Depuis la création de l’Union Européenne, les objectifs des gouvernements réunis à Bruxelles sont de libéraliser et flexibiliser le « marché du travail » afin de nous rendre plus serviles et corvéables. On lit dans les livres scolaires que les droits des salariés (Code du travail, Convention Collective) sont des freins à l’économie et au plein emploi. Rien n’est plus faux de nous faire croire que le système capitaliste vise au plein emploi. Le chômage de masse sert à justifier le chantage au travail et la baisse générale des salaires.
Plus son système est incapable d’assurer le minimum vital à la population parce qu’il écrase les salaires et pille les richesses, plus le grand patronat nous martèle qu’il est impérieux de « réhabiliter le travail ». En réalité, il s’agit de rétablir l’idée fallacieuse que le travail serait déprécié en France et qu’il pourrait nous apporter la liberté. Pour les bourgeois et capitalistes, la liberté c’est « travailler plus pour gagner plus », autre idée mensongère pour allonger le temps de travail et l’exploitation du salarié. Cette mesure impopulaire est accompagnée d’une « exonération des charges sociales sur les heures supplémentaires », avec comme conséquence de piller notre Sécurité Sociale.

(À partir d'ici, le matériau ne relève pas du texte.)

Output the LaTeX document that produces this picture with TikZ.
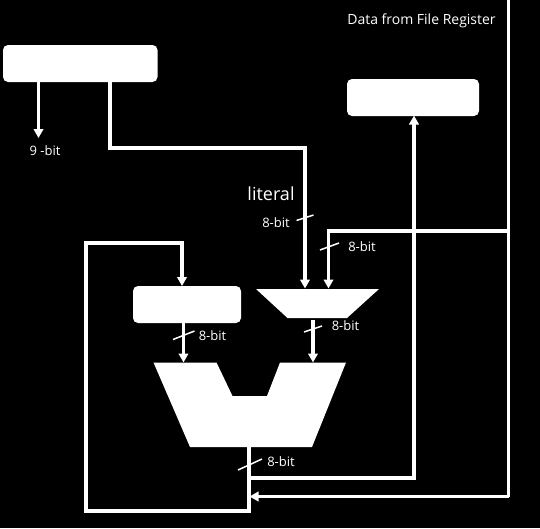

Souvent les médias nous vantent les mérites des pays scandinaves. Les bobos adorent citer ces exemples où la « flexsécurité » est la norme règlementaire du travail salarié. Le mélange entre flexibilité et une soi-disant sécurité donnerait des taux de chômage bas, mais la réalité est la précarisation des travailleurs au travers de la généralisation des pratiques intérimaires où la peur du lendemain est quotidienne.
La classe dominante ne cesse d’attaquer les quelques droits que les générations prolétariennes précédentes avaient réussi à lui arracher. Les derniers exemples les plus frappants sont la réforme des « régimes spéciaux » de retraite, la banalisation du travail le dimanche et les jours fériés et la liquidation du code du travail, d'abord sous l’effet de l’accord national MEDEF-CFDT-CGC-CFTC sur « la sécurisation de l’emploi » que le Parti Socialiste s’est empressé de traduire sur le terrain législatif, puis dernièrement avec le passage en force de la loi travail (à coup de 49-3) et les ordonnances Macron.